LeaveHQ, 04/12/2017  

News has broken that Northern Ireland will maintain regulatory alignment for the purposes of keeping an open border. This should come as no real surprise as there was never any realistic alternative. If we turn our backs on regulatory cooperation we open a hole in the EU's customs firewall. It then has no choice but to police its frontier.

The EU will not make substantive concessions on the NI border because, when we leave, the border becomes the outer frontier of the most mature and complex customs and regulatory union on the planet. It cannot redesign it the for the sole benefit of a departing member. It's a choice of remaining in the single market or erecting a hard border. It is that simple.

To make any kind of substantial concession for the UK so as to avoid a hard border the EU would have to revise its treaties, and any concession would then apply to all third countries. That is simply not going to happen. 

As yet, we do not know what form the final agreement will take and the wording of today's announcement is typically vague, but the mechanics of it dictate that regulatory alignment alone is not enough. A broad statement may be enough to progress talks but we have not heard the last of this issue. The details are everything. We can expect a reaction from the Tory right who have some deeply flawed ideas on how frictionless trade can be accomplished.   

We can also expect a tantrum from Leave Means Leave in that they must be well aware that any arrangement for Northern Ireland which retains single market regulatory mechanisms will have obvious ramifications for the future relationship. It will not be the Brexit they demand.

The Leave Alliance, however, believes this is a step in the right direction. The arguments for divergence and absolute sovereignty over technical rules are not compelling.
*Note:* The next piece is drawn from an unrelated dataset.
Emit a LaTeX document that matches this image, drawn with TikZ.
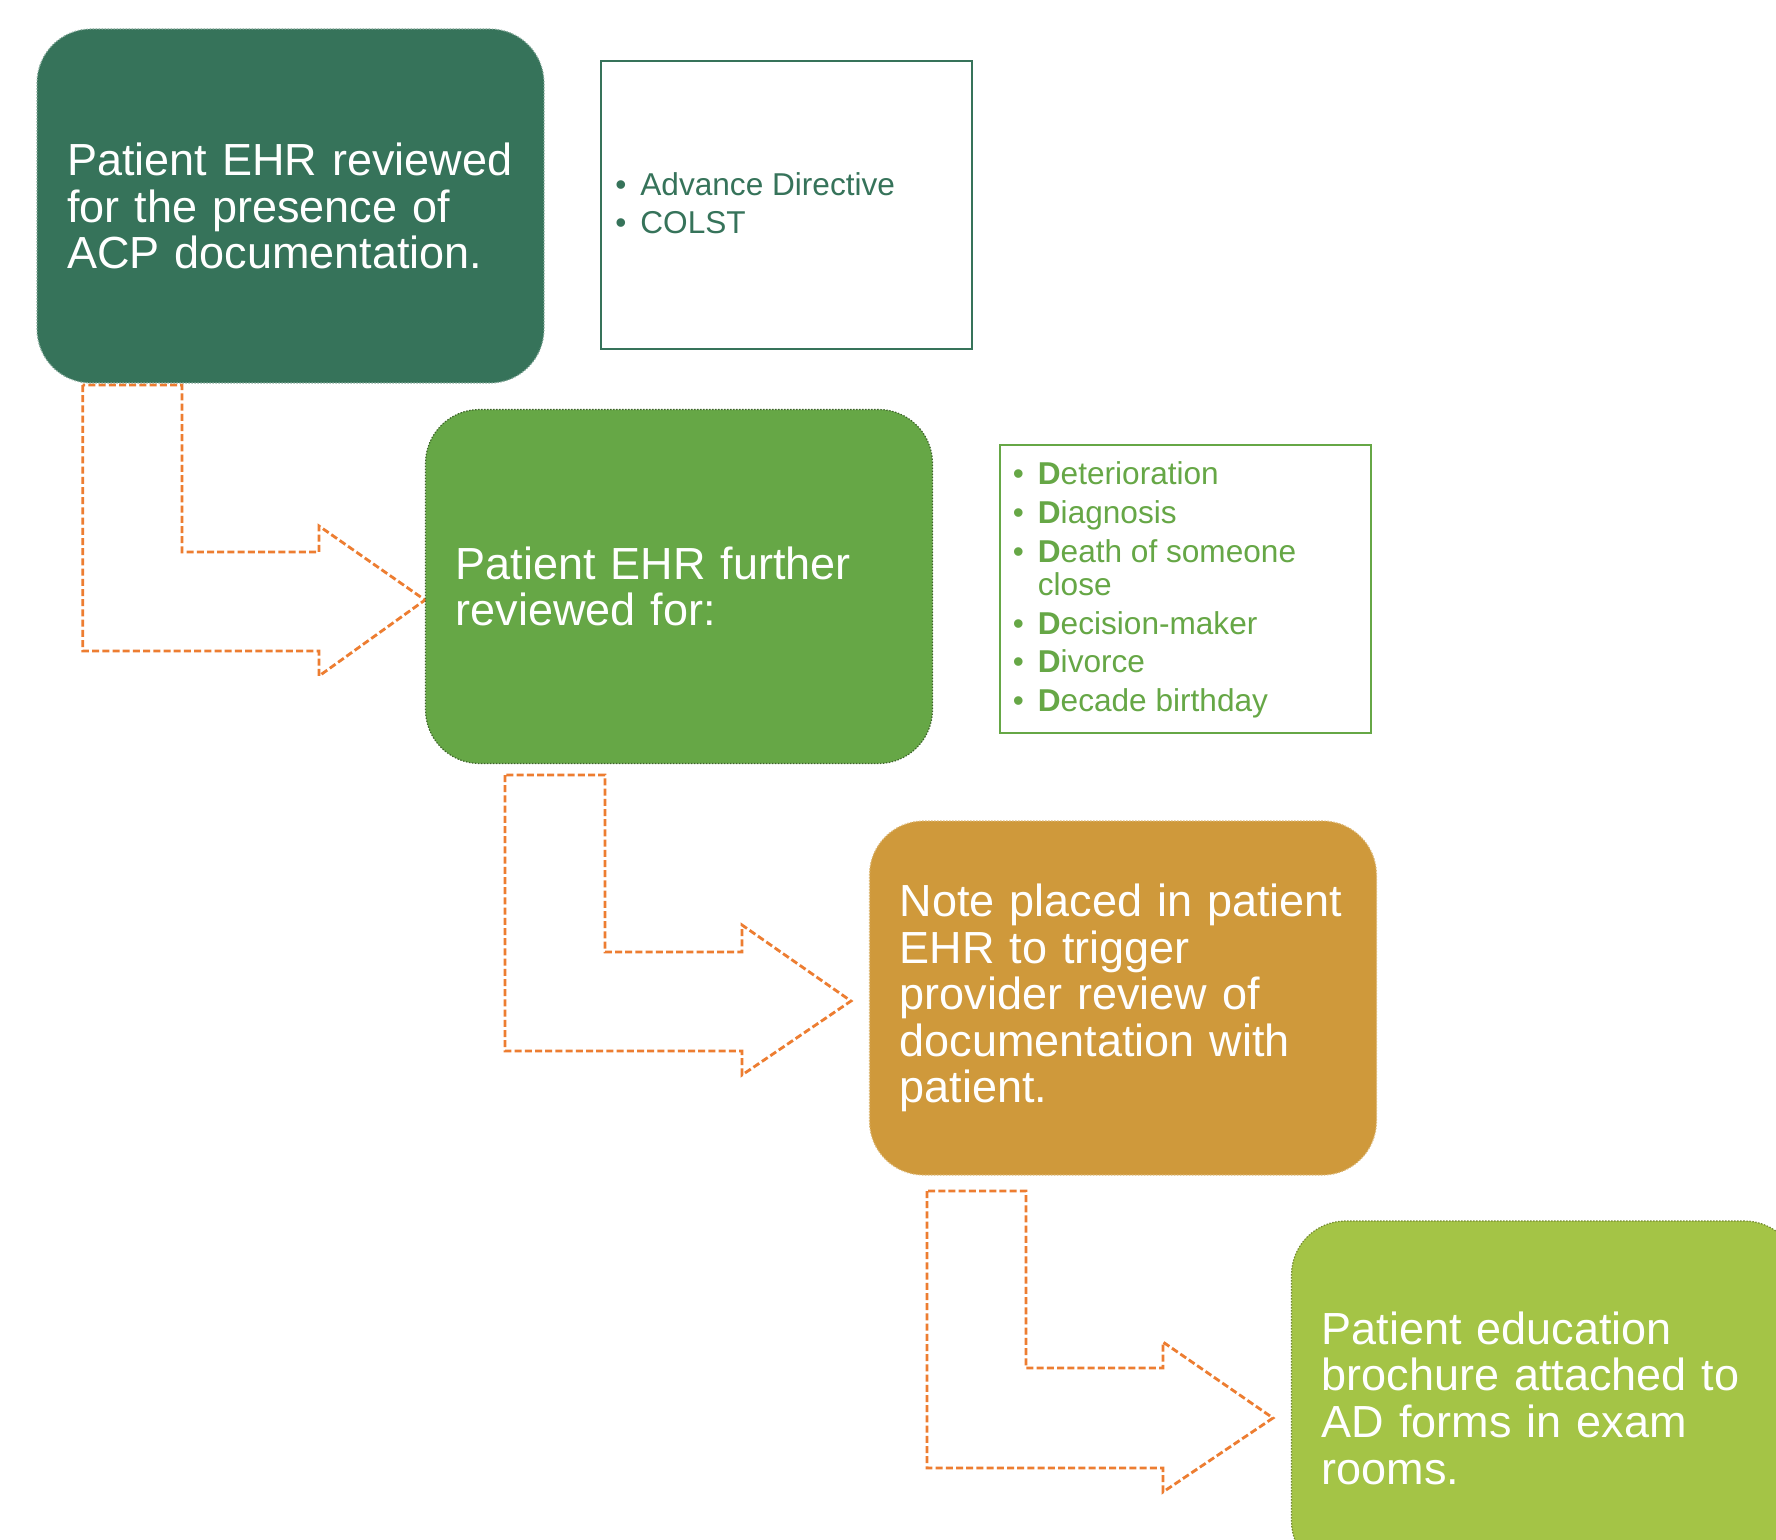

We would only seek that were there another market of a similar size where realignment would better serve our economic interests. There isn't.

Ultimately we would suggest that meat hygiene regulations are not worth going to the barricades over nor are they worth potentially disturbing the peace. We would also note that this kind of concession takes us one step closer to an amicable Brexit, avoiding what we believe to be a catastrophic no deal scenario. Any progress is good. 

There is no Brexit deal which satisfies everyone so a compromise must be found. Hard liners of any stripe are bound to be disappointed. As with most diplomacy, that is usually a good sign.